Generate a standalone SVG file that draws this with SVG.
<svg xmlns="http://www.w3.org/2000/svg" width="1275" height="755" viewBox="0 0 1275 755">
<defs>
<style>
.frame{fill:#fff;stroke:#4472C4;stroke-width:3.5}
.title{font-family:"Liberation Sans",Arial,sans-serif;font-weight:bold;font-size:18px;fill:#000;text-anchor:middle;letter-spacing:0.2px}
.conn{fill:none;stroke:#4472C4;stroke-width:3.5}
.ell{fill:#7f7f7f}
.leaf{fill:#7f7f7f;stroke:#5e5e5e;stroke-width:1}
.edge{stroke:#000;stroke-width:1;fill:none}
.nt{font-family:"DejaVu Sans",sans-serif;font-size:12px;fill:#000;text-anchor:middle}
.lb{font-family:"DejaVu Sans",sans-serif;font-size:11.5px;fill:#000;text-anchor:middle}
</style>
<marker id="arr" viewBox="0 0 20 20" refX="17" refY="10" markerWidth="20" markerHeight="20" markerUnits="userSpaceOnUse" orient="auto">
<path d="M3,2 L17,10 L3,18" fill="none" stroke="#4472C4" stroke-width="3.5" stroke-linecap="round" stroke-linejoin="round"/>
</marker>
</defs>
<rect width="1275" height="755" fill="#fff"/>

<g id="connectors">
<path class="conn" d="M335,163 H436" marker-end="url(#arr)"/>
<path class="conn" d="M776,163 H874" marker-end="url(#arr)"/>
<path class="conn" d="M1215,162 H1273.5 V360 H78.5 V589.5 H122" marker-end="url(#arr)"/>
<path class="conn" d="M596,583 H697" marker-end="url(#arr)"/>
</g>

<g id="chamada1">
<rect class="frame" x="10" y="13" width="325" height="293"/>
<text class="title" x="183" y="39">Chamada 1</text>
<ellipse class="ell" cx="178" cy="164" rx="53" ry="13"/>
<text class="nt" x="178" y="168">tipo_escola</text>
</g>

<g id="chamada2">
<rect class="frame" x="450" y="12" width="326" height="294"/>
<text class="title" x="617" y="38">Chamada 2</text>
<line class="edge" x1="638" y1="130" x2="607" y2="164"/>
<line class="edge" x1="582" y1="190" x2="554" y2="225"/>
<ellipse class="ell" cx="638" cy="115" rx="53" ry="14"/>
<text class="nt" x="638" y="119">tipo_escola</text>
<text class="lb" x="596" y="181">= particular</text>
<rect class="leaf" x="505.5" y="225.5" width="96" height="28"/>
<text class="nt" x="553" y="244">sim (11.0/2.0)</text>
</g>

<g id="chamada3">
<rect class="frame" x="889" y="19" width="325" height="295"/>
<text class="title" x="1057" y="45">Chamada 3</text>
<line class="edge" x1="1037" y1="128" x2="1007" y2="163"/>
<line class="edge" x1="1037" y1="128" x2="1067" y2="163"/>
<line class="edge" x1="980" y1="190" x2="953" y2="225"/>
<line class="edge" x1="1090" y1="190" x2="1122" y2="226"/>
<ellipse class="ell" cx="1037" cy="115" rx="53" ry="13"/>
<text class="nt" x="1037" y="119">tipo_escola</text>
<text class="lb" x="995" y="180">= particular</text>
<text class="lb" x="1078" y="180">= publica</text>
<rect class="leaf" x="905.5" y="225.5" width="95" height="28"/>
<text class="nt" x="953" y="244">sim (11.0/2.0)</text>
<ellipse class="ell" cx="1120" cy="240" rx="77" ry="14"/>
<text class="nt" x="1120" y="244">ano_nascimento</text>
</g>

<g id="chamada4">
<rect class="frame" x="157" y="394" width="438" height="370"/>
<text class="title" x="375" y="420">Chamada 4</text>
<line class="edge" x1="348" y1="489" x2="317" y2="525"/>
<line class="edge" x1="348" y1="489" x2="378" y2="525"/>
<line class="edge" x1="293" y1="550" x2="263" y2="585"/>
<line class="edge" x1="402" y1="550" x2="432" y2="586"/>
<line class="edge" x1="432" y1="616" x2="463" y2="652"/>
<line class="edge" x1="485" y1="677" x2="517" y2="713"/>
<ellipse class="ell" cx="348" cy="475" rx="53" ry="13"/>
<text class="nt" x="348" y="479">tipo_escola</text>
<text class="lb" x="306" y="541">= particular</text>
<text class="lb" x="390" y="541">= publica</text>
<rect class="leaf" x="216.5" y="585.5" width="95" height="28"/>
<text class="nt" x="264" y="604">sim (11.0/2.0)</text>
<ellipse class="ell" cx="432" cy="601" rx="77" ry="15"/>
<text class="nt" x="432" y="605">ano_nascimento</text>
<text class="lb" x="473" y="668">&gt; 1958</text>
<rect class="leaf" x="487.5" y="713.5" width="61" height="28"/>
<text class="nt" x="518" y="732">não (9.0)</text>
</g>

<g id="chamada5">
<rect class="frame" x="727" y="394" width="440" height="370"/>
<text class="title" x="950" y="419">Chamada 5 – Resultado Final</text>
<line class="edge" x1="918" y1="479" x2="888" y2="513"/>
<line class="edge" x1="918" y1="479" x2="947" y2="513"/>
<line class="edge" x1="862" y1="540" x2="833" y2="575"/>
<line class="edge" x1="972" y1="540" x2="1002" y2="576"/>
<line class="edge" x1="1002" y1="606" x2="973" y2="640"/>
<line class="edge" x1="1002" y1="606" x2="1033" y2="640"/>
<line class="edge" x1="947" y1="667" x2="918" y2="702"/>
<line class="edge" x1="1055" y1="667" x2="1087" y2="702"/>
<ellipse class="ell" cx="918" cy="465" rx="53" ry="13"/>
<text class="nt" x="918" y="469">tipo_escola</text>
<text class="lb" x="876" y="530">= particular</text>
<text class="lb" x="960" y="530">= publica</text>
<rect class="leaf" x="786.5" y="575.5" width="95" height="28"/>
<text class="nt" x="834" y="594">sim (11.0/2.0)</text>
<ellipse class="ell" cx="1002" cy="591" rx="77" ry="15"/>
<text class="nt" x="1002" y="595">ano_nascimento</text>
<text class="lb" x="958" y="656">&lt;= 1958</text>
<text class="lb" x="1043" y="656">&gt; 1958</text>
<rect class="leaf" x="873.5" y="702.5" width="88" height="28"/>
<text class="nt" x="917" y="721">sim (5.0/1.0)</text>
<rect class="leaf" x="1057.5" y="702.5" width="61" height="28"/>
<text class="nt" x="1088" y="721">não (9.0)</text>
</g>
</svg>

WRITTEN EXERCISE -
Go through the listing and copy all of it exactly.

THE OUTPUT -
Generate a standalone SVG file that draws this with SVG.
<svg xmlns="http://www.w3.org/2000/svg" width="1275" height="755" viewBox="0 0 1275 755">
<defs>
<style>
.frame{fill:#fff;stroke:#4472C4;stroke-width:3.5}
.title{font-family:"Liberation Sans",Arial,sans-serif;font-weight:bold;font-size:18px;fill:#000;text-anchor:middle;letter-spacing:0.2px}
.conn{fill:none;stroke:#4472C4;stroke-width:3.5}
.ell{fill:#7f7f7f}
.leaf{fill:#7f7f7f;stroke:#5e5e5e;stroke-width:1}
.edge{stroke:#000;stroke-width:1;fill:none}
.nt{font-family:"DejaVu Sans",sans-serif;font-size:12px;fill:#000;text-anchor:middle}
.lb{font-family:"DejaVu Sans",sans-serif;font-size:11.5px;fill:#000;text-anchor:middle}
</style>
<marker id="arr" viewBox="0 0 20 20" refX="17" refY="10" markerWidth="20" markerHeight="20" markerUnits="userSpaceOnUse" orient="auto">
<path d="M3,2 L17,10 L3,18" fill="none" stroke="#4472C4" stroke-width="3.5" stroke-linecap="round" stroke-linejoin="round"/>
</marker>
</defs>
<rect width="1275" height="755" fill="#fff"/>

<g id="connectors">
<path class="conn" d="M335,163 H436" marker-end="url(#arr)"/>
<path class="conn" d="M776,163 H874" marker-end="url(#arr)"/>
<path class="conn" d="M1215,162 H1273.5 V360 H78.5 V589.5 H122" marker-end="url(#arr)"/>
<path class="conn" d="M596,583 H697" marker-end="url(#arr)"/>
</g>

<g id="chamada1">
<rect class="frame" x="10" y="13" width="325" height="293"/>
<text class="title" x="183" y="39">Chamada 1</text>
<ellipse class="ell" cx="178" cy="164" rx="53" ry="13"/>
<text class="nt" x="178" y="168">tipo_escola</text>
</g>

<g id="chamada2">
<rect class="frame" x="450" y="12" width="326" height="294"/>
<text class="title" x="617" y="38">Chamada 2</text>
<line class="edge" x1="638" y1="130" x2="607" y2="164"/>
<line class="edge" x1="582" y1="190" x2="554" y2="225"/>
<ellipse class="ell" cx="638" cy="115" rx="53" ry="14"/>
<text class="nt" x="638" y="119">tipo_escola</text>
<text class="lb" x="596" y="181">= particular</text>
<rect class="leaf" x="505.5" y="225.5" width="96" height="28"/>
<text class="nt" x="553" y="244">sim (11.0/2.0)</text>
</g>

<g id="chamada3">
<rect class="frame" x="889" y="19" width="325" height="295"/>
<text class="title" x="1057" y="45">Chamada 3</text>
<line class="edge" x1="1037" y1="128" x2="1007" y2="163"/>
<line class="edge" x1="1037" y1="128" x2="1067" y2="163"/>
<line class="edge" x1="980" y1="190" x2="953" y2="225"/>
<line class="edge" x1="1090" y1="190" x2="1122" y2="226"/>
<ellipse class="ell" cx="1037" cy="115" rx="53" ry="13"/>
<text class="nt" x="1037" y="119">tipo_escola</text>
<text class="lb" x="995" y="180">= particular</text>
<text class="lb" x="1078" y="180">= publica</text>
<rect class="leaf" x="905.5" y="225.5" width="95" height="28"/>
<text class="nt" x="953" y="244">sim (11.0/2.0)</text>
<ellipse class="ell" cx="1120" cy="240" rx="77" ry="14"/>
<text class="nt" x="1120" y="244">ano_nascimento</text>
</g>

<g id="chamada4">
<rect class="frame" x="157" y="394" width="438" height="370"/>
<text class="title" x="375" y="420">Chamada 4</text>
<line class="edge" x1="348" y1="489" x2="317" y2="525"/>
<line class="edge" x1="348" y1="489" x2="378" y2="525"/>
<line class="edge" x1="293" y1="550" x2="263" y2="585"/>
<line class="edge" x1="402" y1="550" x2="432" y2="586"/>
<line class="edge" x1="432" y1="616" x2="463" y2="652"/>
<line class="edge" x1="485" y1="677" x2="517" y2="713"/>
<ellipse class="ell" cx="348" cy="475" rx="53" ry="13"/>
<text class="nt" x="348" y="479">tipo_escola</text>
<text class="lb" x="306" y="541">= particular</text>
<text class="lb" x="390" y="541">= publica</text>
<rect class="leaf" x="216.5" y="585.5" width="95" height="28"/>
<text class="nt" x="264" y="604">sim (11.0/2.0)</text>
<ellipse class="ell" cx="432" cy="601" rx="77" ry="15"/>
<text class="nt" x="432" y="605">ano_nascimento</text>
<text class="lb" x="473" y="668">&gt; 1958</text>
<rect class="leaf" x="487.5" y="713.5" width="61" height="28"/>
<text class="nt" x="518" y="732">não (9.0)</text>
</g>

<g id="chamada5">
<rect class="frame" x="727" y="394" width="440" height="370"/>
<text class="title" x="950" y="419">Chamada 5 – Resultado Final</text>
<line class="edge" x1="918" y1="479" x2="888" y2="513"/>
<line class="edge" x1="918" y1="479" x2="947" y2="513"/>
<line class="edge" x1="862" y1="540" x2="833" y2="575"/>
<line class="edge" x1="972" y1="540" x2="1002" y2="576"/>
<line class="edge" x1="1002" y1="606" x2="973" y2="640"/>
<line class="edge" x1="1002" y1="606" x2="1033" y2="640"/>
<line class="edge" x1="947" y1="667" x2="918" y2="702"/>
<line class="edge" x1="1055" y1="667" x2="1087" y2="702"/>
<ellipse class="ell" cx="918" cy="465" rx="53" ry="13"/>
<text class="nt" x="918" y="469">tipo_escola</text>
<text class="lb" x="876" y="530">= particular</text>
<text class="lb" x="960" y="530">= publica</text>
<rect class="leaf" x="786.5" y="575.5" width="95" height="28"/>
<text class="nt" x="834" y="594">sim (11.0/2.0)</text>
<ellipse class="ell" cx="1002" cy="591" rx="77" ry="15"/>
<text class="nt" x="1002" y="595">ano_nascimento</text>
<text class="lb" x="958" y="656">&lt;= 1958</text>
<text class="lb" x="1043" y="656">&gt; 1958</text>
<rect class="leaf" x="873.5" y="702.5" width="88" height="28"/>
<text class="nt" x="917" y="721">sim (5.0/1.0)</text>
<rect class="leaf" x="1057.5" y="702.5" width="61" height="28"/>
<text class="nt" x="1088" y="721">não (9.0)</text>
</g>
</svg>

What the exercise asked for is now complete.